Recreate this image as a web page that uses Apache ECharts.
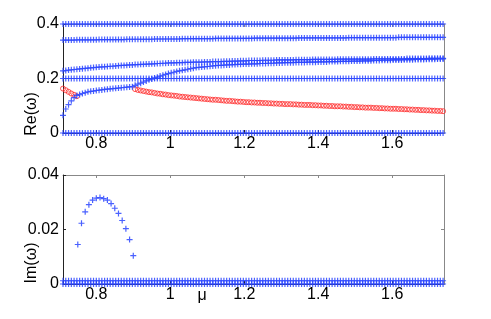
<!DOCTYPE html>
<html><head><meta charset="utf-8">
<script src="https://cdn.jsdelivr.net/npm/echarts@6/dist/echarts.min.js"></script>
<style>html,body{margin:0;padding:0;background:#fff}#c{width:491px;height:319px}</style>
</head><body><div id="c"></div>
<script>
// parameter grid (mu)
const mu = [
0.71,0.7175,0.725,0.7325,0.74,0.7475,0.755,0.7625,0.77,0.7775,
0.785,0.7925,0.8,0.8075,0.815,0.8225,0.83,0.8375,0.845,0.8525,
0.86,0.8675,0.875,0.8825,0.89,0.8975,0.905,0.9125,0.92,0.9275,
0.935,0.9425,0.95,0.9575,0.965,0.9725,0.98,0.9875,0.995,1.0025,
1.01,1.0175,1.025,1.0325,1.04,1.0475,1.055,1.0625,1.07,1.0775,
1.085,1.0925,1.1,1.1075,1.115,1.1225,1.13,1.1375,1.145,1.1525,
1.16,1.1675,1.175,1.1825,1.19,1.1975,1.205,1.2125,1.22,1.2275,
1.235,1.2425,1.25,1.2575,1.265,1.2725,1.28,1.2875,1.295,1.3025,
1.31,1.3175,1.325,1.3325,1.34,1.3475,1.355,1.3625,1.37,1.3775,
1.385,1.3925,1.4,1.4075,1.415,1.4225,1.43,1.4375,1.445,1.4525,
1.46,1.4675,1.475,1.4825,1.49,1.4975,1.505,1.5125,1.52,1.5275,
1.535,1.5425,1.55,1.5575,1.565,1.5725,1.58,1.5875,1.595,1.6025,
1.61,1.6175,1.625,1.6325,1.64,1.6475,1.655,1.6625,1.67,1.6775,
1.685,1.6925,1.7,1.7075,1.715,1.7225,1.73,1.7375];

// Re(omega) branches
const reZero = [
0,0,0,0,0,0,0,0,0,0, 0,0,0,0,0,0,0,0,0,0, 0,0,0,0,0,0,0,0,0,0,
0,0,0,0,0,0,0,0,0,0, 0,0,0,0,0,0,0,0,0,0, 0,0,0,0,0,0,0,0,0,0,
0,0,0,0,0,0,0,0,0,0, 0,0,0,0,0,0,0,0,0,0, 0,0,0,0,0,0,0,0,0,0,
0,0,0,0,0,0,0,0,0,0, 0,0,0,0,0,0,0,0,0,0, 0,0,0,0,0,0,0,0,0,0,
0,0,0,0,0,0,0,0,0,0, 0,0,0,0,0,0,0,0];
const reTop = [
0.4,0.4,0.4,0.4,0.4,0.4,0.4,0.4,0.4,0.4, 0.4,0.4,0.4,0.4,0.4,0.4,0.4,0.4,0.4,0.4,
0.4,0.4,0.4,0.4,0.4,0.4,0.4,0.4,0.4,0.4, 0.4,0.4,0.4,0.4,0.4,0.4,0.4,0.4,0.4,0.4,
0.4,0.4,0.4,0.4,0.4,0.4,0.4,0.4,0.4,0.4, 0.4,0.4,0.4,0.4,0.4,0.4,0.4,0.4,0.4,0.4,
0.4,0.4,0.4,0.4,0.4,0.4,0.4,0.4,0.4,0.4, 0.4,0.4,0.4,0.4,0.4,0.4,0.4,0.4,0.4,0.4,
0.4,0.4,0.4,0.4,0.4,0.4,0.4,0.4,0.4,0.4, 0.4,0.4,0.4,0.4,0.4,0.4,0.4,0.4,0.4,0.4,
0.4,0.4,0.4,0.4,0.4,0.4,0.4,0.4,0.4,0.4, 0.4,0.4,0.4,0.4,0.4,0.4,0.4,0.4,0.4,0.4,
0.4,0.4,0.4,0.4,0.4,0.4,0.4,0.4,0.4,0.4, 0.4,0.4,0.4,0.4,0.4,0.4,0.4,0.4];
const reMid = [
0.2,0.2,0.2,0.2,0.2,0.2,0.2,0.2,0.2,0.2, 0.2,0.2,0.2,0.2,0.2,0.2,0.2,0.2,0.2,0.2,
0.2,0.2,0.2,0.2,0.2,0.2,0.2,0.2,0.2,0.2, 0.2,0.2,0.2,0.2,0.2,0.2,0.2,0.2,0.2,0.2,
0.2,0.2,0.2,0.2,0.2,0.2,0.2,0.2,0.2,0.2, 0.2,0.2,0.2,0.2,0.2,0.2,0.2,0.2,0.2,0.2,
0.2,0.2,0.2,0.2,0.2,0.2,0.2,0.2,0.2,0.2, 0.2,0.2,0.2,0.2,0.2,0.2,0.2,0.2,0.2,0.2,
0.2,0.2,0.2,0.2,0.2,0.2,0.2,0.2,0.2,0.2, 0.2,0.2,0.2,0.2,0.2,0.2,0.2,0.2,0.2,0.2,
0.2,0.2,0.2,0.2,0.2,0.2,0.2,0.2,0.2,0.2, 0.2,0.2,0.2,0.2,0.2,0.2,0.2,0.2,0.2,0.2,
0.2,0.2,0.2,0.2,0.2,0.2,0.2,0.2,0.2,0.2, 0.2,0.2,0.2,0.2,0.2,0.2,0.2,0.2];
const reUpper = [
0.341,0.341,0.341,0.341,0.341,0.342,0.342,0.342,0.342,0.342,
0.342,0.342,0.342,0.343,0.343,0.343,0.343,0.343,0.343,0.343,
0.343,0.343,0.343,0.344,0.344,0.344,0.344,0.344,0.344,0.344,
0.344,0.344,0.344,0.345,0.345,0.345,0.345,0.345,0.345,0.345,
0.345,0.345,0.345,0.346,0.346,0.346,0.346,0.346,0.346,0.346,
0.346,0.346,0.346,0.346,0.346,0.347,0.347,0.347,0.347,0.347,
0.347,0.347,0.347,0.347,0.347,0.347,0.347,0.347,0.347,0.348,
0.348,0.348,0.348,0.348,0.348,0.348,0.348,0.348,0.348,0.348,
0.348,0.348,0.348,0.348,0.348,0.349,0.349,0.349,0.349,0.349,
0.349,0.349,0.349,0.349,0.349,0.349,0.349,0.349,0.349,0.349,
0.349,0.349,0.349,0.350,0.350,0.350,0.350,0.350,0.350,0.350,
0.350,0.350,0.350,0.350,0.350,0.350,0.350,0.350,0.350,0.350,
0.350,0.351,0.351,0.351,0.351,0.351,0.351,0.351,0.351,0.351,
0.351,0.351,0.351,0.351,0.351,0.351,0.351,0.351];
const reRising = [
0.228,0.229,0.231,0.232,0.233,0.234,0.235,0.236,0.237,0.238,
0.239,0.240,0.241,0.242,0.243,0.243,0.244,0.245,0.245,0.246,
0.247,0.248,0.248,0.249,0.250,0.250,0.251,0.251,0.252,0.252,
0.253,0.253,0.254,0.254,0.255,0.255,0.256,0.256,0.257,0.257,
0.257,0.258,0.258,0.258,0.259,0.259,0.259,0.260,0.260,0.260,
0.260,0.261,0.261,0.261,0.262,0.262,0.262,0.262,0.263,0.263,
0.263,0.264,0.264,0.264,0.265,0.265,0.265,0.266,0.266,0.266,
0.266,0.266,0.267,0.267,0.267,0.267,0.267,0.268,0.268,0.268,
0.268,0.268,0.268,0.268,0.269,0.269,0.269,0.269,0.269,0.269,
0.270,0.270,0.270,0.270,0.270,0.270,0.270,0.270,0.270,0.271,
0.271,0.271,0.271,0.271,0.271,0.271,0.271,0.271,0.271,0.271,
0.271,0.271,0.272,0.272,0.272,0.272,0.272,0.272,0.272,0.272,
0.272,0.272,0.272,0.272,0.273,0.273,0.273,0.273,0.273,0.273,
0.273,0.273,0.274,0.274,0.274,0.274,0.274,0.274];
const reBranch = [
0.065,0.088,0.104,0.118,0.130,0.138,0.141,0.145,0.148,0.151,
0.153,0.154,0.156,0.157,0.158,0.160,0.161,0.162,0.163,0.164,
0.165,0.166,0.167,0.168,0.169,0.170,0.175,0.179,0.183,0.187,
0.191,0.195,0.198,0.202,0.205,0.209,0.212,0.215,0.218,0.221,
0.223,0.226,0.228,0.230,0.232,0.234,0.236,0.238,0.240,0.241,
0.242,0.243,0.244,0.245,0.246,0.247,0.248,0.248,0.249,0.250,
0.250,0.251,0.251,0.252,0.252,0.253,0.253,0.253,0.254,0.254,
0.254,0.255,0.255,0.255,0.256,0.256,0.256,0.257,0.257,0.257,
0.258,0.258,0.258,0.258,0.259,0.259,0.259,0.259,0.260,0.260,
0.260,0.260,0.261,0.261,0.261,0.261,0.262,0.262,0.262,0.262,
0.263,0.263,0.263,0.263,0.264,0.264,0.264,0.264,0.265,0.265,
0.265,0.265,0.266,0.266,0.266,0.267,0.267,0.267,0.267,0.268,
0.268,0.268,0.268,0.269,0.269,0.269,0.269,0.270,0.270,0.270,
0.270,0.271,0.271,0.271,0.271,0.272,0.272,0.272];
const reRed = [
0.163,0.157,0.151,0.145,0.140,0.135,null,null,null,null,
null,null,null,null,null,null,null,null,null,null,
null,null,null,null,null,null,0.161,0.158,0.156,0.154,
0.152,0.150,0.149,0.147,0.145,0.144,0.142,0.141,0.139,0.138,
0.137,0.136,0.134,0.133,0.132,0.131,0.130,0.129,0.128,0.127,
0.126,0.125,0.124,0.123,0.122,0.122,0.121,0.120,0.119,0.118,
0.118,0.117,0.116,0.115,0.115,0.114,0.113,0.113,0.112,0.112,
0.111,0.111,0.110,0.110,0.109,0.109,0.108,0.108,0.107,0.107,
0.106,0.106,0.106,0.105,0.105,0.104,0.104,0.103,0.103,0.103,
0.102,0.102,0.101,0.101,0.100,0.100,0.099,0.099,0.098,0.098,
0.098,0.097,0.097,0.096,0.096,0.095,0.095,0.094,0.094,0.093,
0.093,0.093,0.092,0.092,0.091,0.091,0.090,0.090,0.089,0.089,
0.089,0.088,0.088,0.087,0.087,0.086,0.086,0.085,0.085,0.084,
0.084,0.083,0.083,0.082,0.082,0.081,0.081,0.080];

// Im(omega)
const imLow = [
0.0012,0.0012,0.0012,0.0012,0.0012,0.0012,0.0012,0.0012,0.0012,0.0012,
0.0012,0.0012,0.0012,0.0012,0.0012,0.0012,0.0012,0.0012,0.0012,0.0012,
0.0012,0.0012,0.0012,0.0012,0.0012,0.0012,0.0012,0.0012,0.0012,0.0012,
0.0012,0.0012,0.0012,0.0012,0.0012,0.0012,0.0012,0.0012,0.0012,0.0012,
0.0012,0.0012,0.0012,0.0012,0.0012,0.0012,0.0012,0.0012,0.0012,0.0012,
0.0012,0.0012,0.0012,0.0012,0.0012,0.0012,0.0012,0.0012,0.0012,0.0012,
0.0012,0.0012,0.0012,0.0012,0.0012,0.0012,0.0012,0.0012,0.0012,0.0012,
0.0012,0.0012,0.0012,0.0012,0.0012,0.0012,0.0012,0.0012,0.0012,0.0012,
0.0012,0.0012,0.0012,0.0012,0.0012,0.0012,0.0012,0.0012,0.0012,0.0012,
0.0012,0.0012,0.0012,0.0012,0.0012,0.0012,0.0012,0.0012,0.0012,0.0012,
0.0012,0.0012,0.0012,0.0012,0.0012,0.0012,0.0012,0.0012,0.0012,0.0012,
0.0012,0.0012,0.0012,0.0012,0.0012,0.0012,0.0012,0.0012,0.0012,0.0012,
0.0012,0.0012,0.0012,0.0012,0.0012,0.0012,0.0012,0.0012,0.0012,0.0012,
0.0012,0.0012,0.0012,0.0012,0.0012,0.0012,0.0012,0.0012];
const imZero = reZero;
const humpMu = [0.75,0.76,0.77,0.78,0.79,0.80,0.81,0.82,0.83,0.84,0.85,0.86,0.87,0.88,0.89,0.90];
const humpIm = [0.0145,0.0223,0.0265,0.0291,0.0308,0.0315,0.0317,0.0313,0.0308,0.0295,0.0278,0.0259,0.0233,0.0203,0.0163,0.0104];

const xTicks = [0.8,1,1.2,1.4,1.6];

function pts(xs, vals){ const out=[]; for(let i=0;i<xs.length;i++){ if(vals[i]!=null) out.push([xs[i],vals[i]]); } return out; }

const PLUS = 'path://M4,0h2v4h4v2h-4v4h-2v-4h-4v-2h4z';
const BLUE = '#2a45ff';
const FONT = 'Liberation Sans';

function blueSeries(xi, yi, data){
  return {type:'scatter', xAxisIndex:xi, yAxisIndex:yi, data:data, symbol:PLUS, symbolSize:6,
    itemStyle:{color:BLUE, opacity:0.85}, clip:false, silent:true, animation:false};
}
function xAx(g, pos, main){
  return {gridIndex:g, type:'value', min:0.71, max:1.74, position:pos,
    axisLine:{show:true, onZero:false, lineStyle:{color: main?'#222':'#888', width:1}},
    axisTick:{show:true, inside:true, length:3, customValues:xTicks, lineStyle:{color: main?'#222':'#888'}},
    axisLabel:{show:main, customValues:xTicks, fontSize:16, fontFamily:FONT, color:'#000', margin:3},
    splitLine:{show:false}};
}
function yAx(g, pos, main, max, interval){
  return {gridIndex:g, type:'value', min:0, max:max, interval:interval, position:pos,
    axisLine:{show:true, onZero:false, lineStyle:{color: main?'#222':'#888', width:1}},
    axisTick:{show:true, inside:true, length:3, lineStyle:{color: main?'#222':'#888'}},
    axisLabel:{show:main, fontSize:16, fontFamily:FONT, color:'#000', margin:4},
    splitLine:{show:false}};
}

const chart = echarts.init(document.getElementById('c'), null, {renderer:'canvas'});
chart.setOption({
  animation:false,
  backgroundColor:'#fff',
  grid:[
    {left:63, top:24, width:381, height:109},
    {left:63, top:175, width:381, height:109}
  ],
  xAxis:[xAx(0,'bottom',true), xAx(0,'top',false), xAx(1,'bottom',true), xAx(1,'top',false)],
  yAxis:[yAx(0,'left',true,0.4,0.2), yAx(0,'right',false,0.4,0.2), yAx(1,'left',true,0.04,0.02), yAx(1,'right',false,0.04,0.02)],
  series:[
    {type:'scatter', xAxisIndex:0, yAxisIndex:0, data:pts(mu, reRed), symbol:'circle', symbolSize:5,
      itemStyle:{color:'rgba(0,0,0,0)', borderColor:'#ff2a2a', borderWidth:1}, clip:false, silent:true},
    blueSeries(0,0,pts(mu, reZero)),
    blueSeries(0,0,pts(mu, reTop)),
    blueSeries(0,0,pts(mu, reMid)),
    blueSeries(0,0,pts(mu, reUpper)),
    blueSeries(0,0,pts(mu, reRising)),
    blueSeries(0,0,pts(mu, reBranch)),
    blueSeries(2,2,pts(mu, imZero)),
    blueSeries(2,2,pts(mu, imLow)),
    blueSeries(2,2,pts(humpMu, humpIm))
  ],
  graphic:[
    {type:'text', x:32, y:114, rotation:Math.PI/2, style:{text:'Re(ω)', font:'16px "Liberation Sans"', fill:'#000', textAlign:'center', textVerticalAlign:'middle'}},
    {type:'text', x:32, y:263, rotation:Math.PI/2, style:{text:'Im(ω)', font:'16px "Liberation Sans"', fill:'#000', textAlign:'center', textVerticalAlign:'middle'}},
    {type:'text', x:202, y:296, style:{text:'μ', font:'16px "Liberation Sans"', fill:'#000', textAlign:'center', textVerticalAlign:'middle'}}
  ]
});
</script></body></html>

Exercise directions:
Repeat only the lines from the beginning of the material through the line containing "1.685,1.6925,1.7,1.7075,1.715,1.7225,1.73,1.7375];", both ends kept, leaving pictures out.

Answer to the problem:
Recreate this image as a web page that uses Apache ECharts.
<!DOCTYPE html>
<html><head><meta charset="utf-8">
<script src="https://cdn.jsdelivr.net/npm/echarts@6/dist/echarts.min.js"></script>
<style>html,body{margin:0;padding:0;background:#fff}#c{width:491px;height:319px}</style>
</head><body><div id="c"></div>
<script>
// parameter grid (mu)
const mu = [
0.71,0.7175,0.725,0.7325,0.74,0.7475,0.755,0.7625,0.77,0.7775,
0.785,0.7925,0.8,0.8075,0.815,0.8225,0.83,0.8375,0.845,0.8525,
0.86,0.8675,0.875,0.8825,0.89,0.8975,0.905,0.9125,0.92,0.9275,
0.935,0.9425,0.95,0.9575,0.965,0.9725,0.98,0.9875,0.995,1.0025,
1.01,1.0175,1.025,1.0325,1.04,1.0475,1.055,1.0625,1.07,1.0775,
1.085,1.0925,1.1,1.1075,1.115,1.1225,1.13,1.1375,1.145,1.1525,
1.16,1.1675,1.175,1.1825,1.19,1.1975,1.205,1.2125,1.22,1.2275,
1.235,1.2425,1.25,1.2575,1.265,1.2725,1.28,1.2875,1.295,1.3025,
1.31,1.3175,1.325,1.3325,1.34,1.3475,1.355,1.3625,1.37,1.3775,
1.385,1.3925,1.4,1.4075,1.415,1.4225,1.43,1.4375,1.445,1.4525,
1.46,1.4675,1.475,1.4825,1.49,1.4975,1.505,1.5125,1.52,1.5275,
1.535,1.5425,1.55,1.5575,1.565,1.5725,1.58,1.5875,1.595,1.6025,
1.61,1.6175,1.625,1.6325,1.64,1.6475,1.655,1.6625,1.67,1.6775,
1.685,1.6925,1.7,1.7075,1.715,1.7225,1.73,1.7375];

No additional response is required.